3. The method of claim 2, wherein the handle is weighted to aid in retaining the handle in the second position.

4. The method of claim 1, wherein when the flap is rotated from the first location that is below center to the second location that is above center, gravity aids in retaining the flap in the second position.

5. The method of claim 1, when the flap is rotated from the first location that is below center to the second location, a stop is engaged that prevents further rotation.

6. The method of claim 1 and further comprising locating a stiffing member within the flexible connecting member to aid in transferring the torsional force from the handle to the flap.

7. The method of claim 1, wherein the flexible connecting member comprises a hydraulic hose.

8. The method of claim 6, wherein the stiffening member comprises a polyethylene tube.

9. The method of claim 6, wherein the stiffening member comprises a metal wire.

10. The method of claim 1, wherein the flap rotates from the first location to the second location about a stationary shaft.
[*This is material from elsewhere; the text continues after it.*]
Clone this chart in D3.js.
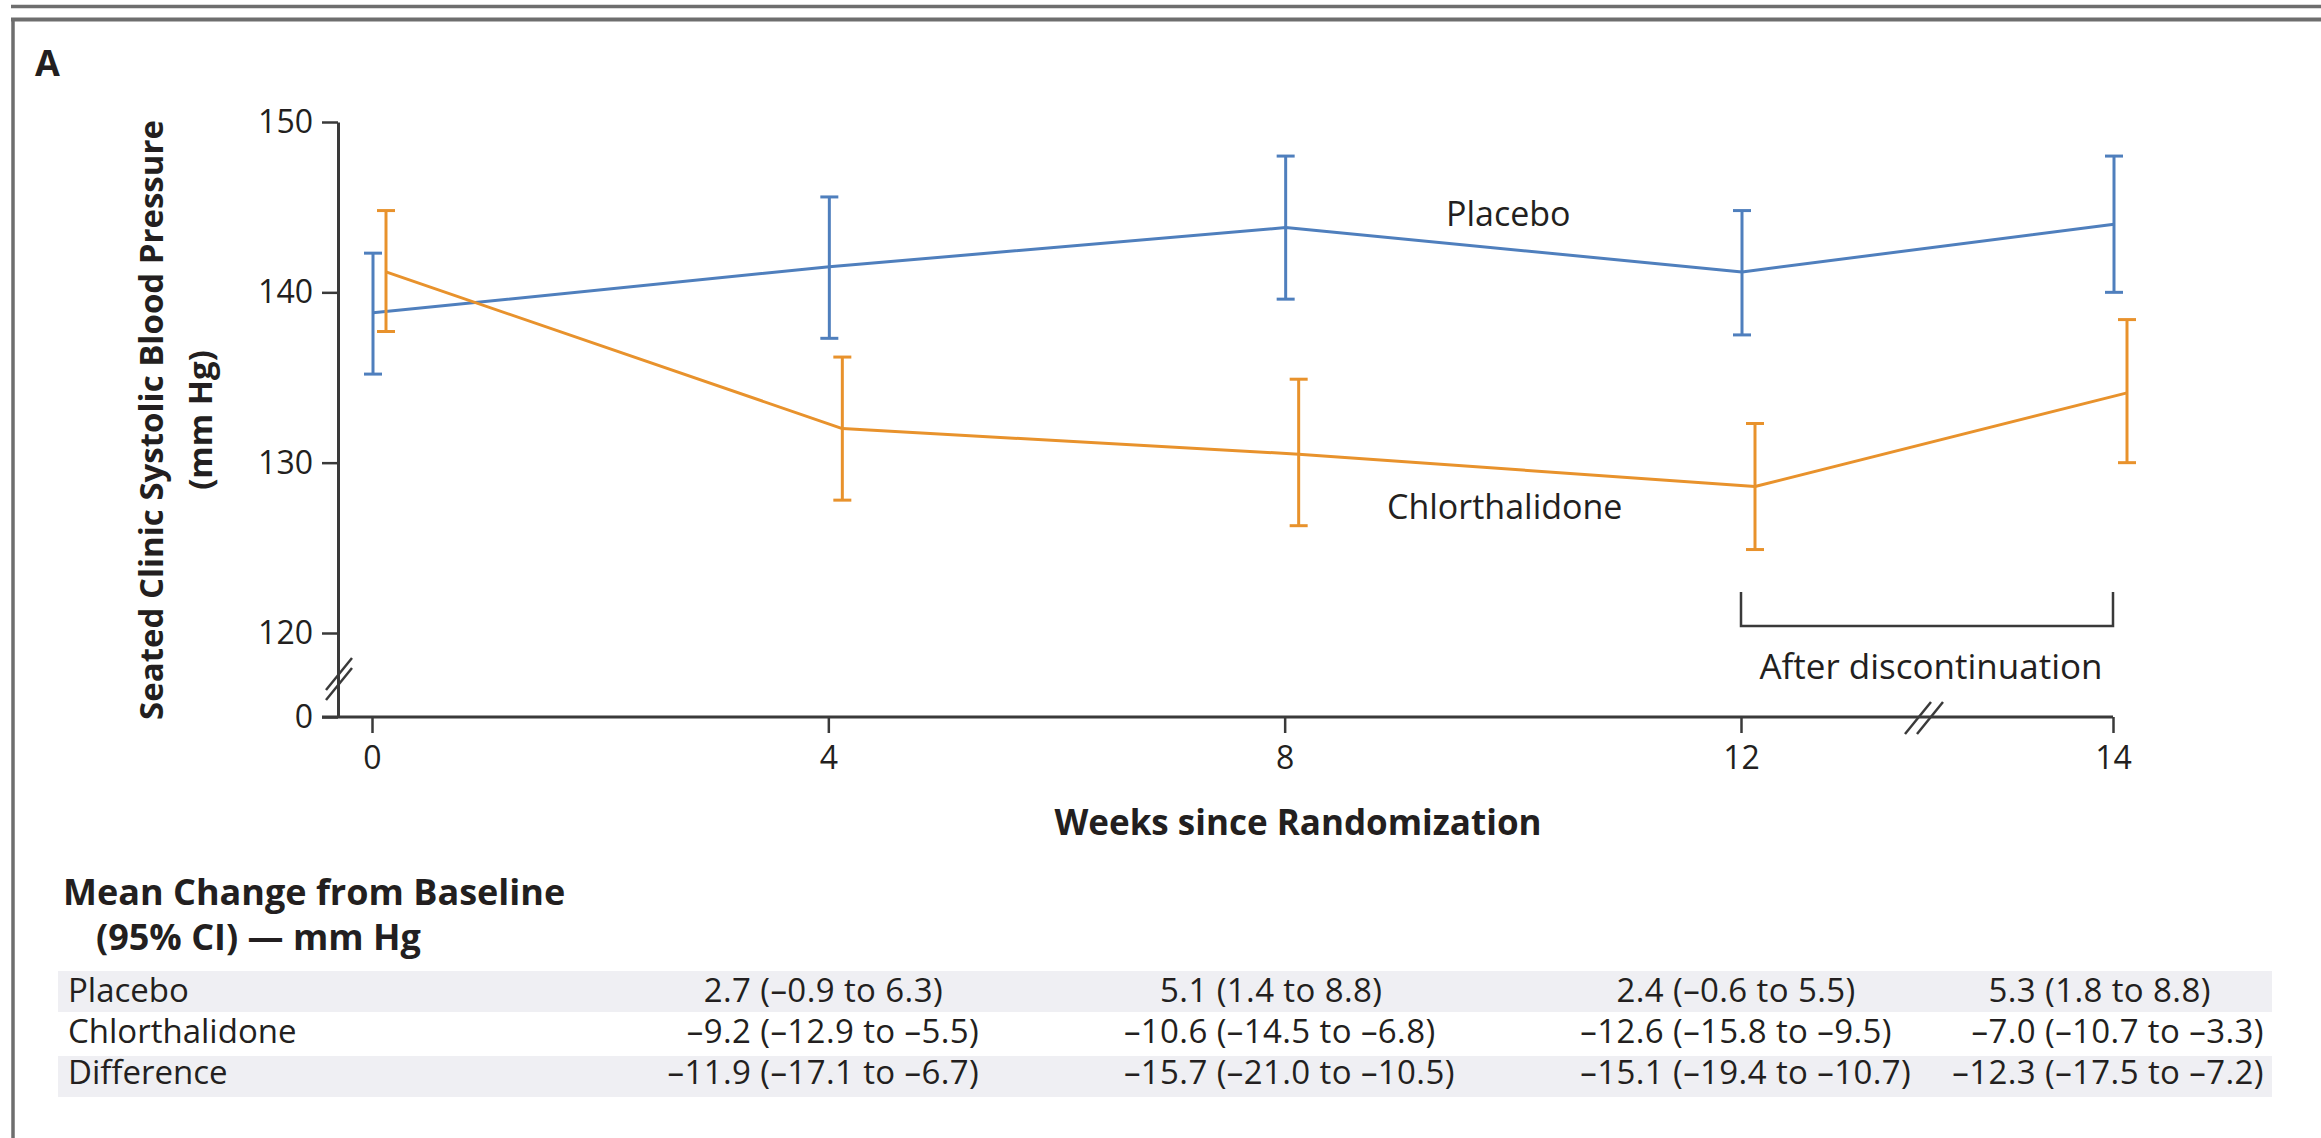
<!DOCTYPE html>
<html>
<head>
<meta charset="utf-8">
<script src="https://cdn.jsdelivr.net/npm/d3@7"></script>
<style>
  html, body { margin: 0; padding: 0; background: #ffffff; }
  svg { display: block; }
  text { font-family: "Open Sans", "Noto Sans", sans-serif; fill: #231f20; }
</style>
</head>
<body>
<svg id="chart" width="2321" height="1138"></svg>
<script>
// ---- data ----
const weeks = [0, 4, 8, 12, 14];
const xTickLabels = ["0", "4", "8", "12", "14"];
const yTicks = [0, 120, 130, 140, 150];

const placeboMean = [138.8, 141.5, 143.8, 141.2, 144.0];
const placeboLow  = [135.2, 137.3, 139.6, 137.5, 140.0];
const placeboHigh = [142.3, 145.6, 148.0, 144.8, 148.0];

const chlorMean = [141.2, 132.0, 130.5, 128.6, 134.1];
const chlorLow  = [137.7, 127.8, 126.3, 124.9, 130.0];
const chlorHigh = [144.8, 136.2, 134.9, 132.3, 138.4];

// mean change from baseline table (weeks 4, 8, 12, 14)
const tableWeeks = [4, 8, 12, 14];
const tableRows = ["Placebo", "Chlorthalidone", "Difference"];
const changeEstimate = [
  [2.7, 5.1, 2.4, 5.3],
  [-9.2, -10.6, -12.6, -7.0],
  [-11.9, -15.7, -15.1, -12.3]
];
const changeLower = [
  [-0.9, 1.4, -0.6, 1.8],
  [-12.9, -14.5, -15.8, -10.7],
  [-17.1, -21.0, -19.4, -17.5]
];
const changeUpper = [
  [6.3, 8.8, 5.5, 8.8],
  [-5.5, -6.8, -9.5, -3.3],
  [-6.7, -10.5, -10.7, -7.2]
];

// ---- setup ----
const svg = d3.select("#chart");
const frameColor = "#6e6e6e";
const axisColor = "#3a3a3a";
const blue = "#4f7fbd";
const orange = "#e8922c";

// broken axes: piecewise linear scales
const x = d3.scaleLinear().domain([0, 12, 14]).range([372, 1741, 2113]);
const y = d3.scaleLinear().domain([0, 120, 150]).range([717, 633, 122]);

// ---- frame ----
svg.append("line").attr("x1", 11).attr("x2", 2321).attr("y1", 6.5).attr("y2", 6.5)
  .attr("stroke", frameColor).attr("stroke-width", 3.5);
svg.append("line").attr("x1", 11).attr("x2", 2321).attr("y1", 19.5).attr("y2", 19.5)
  .attr("stroke", frameColor).attr("stroke-width", 4);
svg.append("line").attr("x1", 13).attr("x2", 13).attr("y1", 18).attr("y2", 1138)
  .attr("stroke", frameColor).attr("stroke-width", 3.5);

svg.append("text").attr("x", 35).attr("y", 76)
  .attr("font-size", 36).attr("font-weight", 700).text("A");

// ---- axes ----
const yAxis = d3.axisLeft(y).tickValues(yTicks).tickSize(16).tickSizeOuter(0).tickPadding(9)
  .tickFormat(d3.format("d"));
const gy = svg.append("g").attr("transform", "translate(338,0)").call(yAxis);
gy.select(".domain").attr("stroke", axisColor).attr("stroke-width", 3);
gy.selectAll(".tick line").attr("stroke", axisColor).attr("stroke-width", 2.5);
gy.selectAll(".tick text").attr("font-size", 32).attr("fill", "#231f20")
  .attr("font-family", "Open Sans, sans-serif").attr("dy", "0.33em");

const xAxis = d3.axisBottom(x).tickValues(weeks).tickSize(16).tickSizeOuter(0).tickPadding(13)
  .tickFormat((d, i) => xTickLabels[i]);
const gx = svg.append("g").attr("transform", "translate(0," + y(0) + ")").call(xAxis);
gx.select(".domain").remove();
gx.selectAll(".tick line").attr("stroke", axisColor).attr("stroke-width", 2.5);
gx.selectAll(".tick text").attr("font-size", 32).attr("fill", "#231f20")
  .attr("font-family", "Open Sans, sans-serif");
svg.append("line").attr("x1", 322).attr("x2", x(14)).attr("y1", y(0)).attr("y2", y(0))
  .attr("stroke", axisColor).attr("stroke-width", 3);

// break marks on both axes
function breakMark(cx, cy, sep, horizontal) {
  const g = svg.append("g");
  [-1, 1].forEach(s => {
    const ox = horizontal ? s * sep : 0;
    const oy = horizontal ? 0 : s * sep;
    g.append("line")
      .attr("x1", cx + ox - 13).attr("y1", cy + oy + 16)
      .attr("x2", cx + ox + 13).attr("y2", cy + oy - 16)
      .attr("stroke", axisColor).attr("stroke-width", 2.5);
  });
}
breakMark(339, 679, 5, false);
breakMark(1924, 718, 6, true);

// ---- series ----
function drawSeries(mean, low, high, color, dx) {
  const g = svg.append("g");
  const line = d3.line().x((d, i) => x(weeks[i]) + dx).y(d => y(d));
  g.append("path").datum(mean).attr("d", line)
    .attr("fill", "none").attr("stroke", color).attr("stroke-width", 3)
    .attr("stroke-linejoin", "round");
  weeks.forEach((w, i) => {
    const cx = x(w) + dx;
    g.append("line").attr("x1", cx).attr("x2", cx).attr("y1", y(low[i])).attr("y2", y(high[i]))
      .attr("stroke", color).attr("stroke-width", 3);
    [low[i], high[i]].forEach(v => {
      g.append("line").attr("x1", cx - 9).attr("x2", cx + 9).attr("y1", y(v)).attr("y2", y(v))
        .attr("stroke", color).attr("stroke-width", 3);
    });
  });
}
drawSeries(placeboMean, placeboLow, placeboHigh, blue, 1);
drawSeries(chlorMean, chlorLow, chlorHigh, orange, 14);

svg.append("text").attr("x", 1446).attr("y", 226).attr("font-size", 34).text("Placebo");
svg.append("text").attr("x", 1387).attr("y", 519).attr("font-size", 34).text("Chlorthalidone");

// discontinuation bracket
svg.append("path")
  .attr("d", `M${x(12)},592 V626 H${x(14)} V592`)
  .attr("fill", "none").attr("stroke", axisColor).attr("stroke-width", 2.5);
svg.append("text").attr("x", (x(12) + x(14)) / 2 + 4).attr("y", 679)
  .attr("text-anchor", "middle").attr("font-size", 35).text("After discontinuation");

// axis titles
svg.append("text").attr("transform", "translate(163,420) rotate(-90)")
  .attr("text-anchor", "middle").attr("font-size", 33).attr("font-weight", 700)
  .text("Seated Clinic Systolic Blood Pressure");
svg.append("text").attr("transform", "translate(212,420) rotate(-90)")
  .attr("text-anchor", "middle").attr("font-size", 33).attr("font-weight", 700).text("(mm Hg)");

svg.append("text").attr("x", 1298).attr("y", 835).attr("text-anchor", "middle")
  .attr("font-size", 35).attr("font-weight", 700).text("Weeks since Randomization");

// ---- table ----
svg.append("text").attr("x", 63).attr("y", 905).attr("font-size", 36).attr("font-weight", 700)
  .text("Mean Change from Baseline");
svg.append("text").attr("x", 96).attr("y", 950).attr("font-size", 36).attr("font-weight", 700)
  .text("(95% CI) \u2014 mm Hg");

const rowBaseline = [1002, 1043, 1084];
const bandTop = [971, null, 1056];
const valueSize = 33;
const fmt = v => d3.format(".1f")(v).replace("-", "\u2013").replace("\u2212", "\u2013");

tableRows.forEach((r, ri) => {
  if (bandTop[ri] !== null) {
    svg.append("rect").attr("x", 58).attr("y", bandTop[ri]).attr("width", 2214).attr("height", 41)
      .attr("fill", "#efeff3");
  }
});

// estimate widths, measured so that each cell lines up on its opening parenthesis
const probe = svg.append("text").attr("font-size", valueSize).attr("letter-spacing", 0.4)
  .attr("visibility", "hidden");
function measure(s) { probe.text(s); return probe.node().getComputedTextLength(); }
const spaceWidth = measure("0 0") - measure("00");

tableRows.forEach((r, ri) => {
  svg.append("text").attr("x", 68).attr("y", rowBaseline[ri]).attr("font-size", 33).text(r);
  tableWeeks.forEach((w, ci) => {
    const parenX = x(w) - 68;
    const est = fmt(changeEstimate[ri][ci]);
    const startX = parenX - measure(est) - spaceWidth;
    svg.append("text").attr("x", startX).attr("y", rowBaseline[ri])
      .attr("font-size", valueSize).attr("letter-spacing", 0.4)
      .text(est + " (" + fmt(changeLower[ri][ci]) + " to " + fmt(changeUpper[ri][ci]) + ")");
  });
});
probe.remove();
</script>
</body>
</html>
11. A method for controlling the discharge of clippings from a chute in a mowing deck of a rotary lawn mower, the method comprising: providing the rotary mower with a flap pivotally attached to a mowing deck, a handle attached to the rotary move a distance behind the mower deck in a direction of forward travel of the rotary lawn mower and a flexible connecting member having a first end fixedly secured to the flap and a second end non-rotatably secured to the handle; andapplying manual force to the handle in a first rotational direction to rotate the handle from a first position to a second position such that a torsional force is applied to the flap through the connecting member resulting in the flap being rotatably lowered from a first location located above the chute such that the flap does not interfere with the discharge of the clippings from the chute to a second location proximate an outlet of the chute to prevent the discharge of clippings.

12. The method of claim 11, wherein when the handle is rotated from the first position that is above center to the second position that is below center, gravity aids in retaining the handle in the second position.

13. The method of claim 12, wherein the handle is weighted to aid in retaining the handle in the second position.

14. The method of claim 11, wherein when the flap is rotated from the first location that is above center to the second location that is below center, gravity aids in retaining the flap in the second position.

15. The method of claim 11, when the flap is in the first location that is above center a stop is engaged that prevents further rotation away from the chute.

16. The method of claim 11 and further comprising locating a stiffing member within the flexible connecting member to aid in transferring the torsional force from the handle to the flap.

17. The method of claim 11, wherein the flexible connecting member comprises a hydraulic hose.

18. The method of claim 16, wherein the stiffening member comprises a polyethylene tube.

19. The method of claim 16, wherein the stiffening member comprises a metal wire.

20. The method of claim 11, wherein the flap rotates from the first location to the second location about a stationary shaft.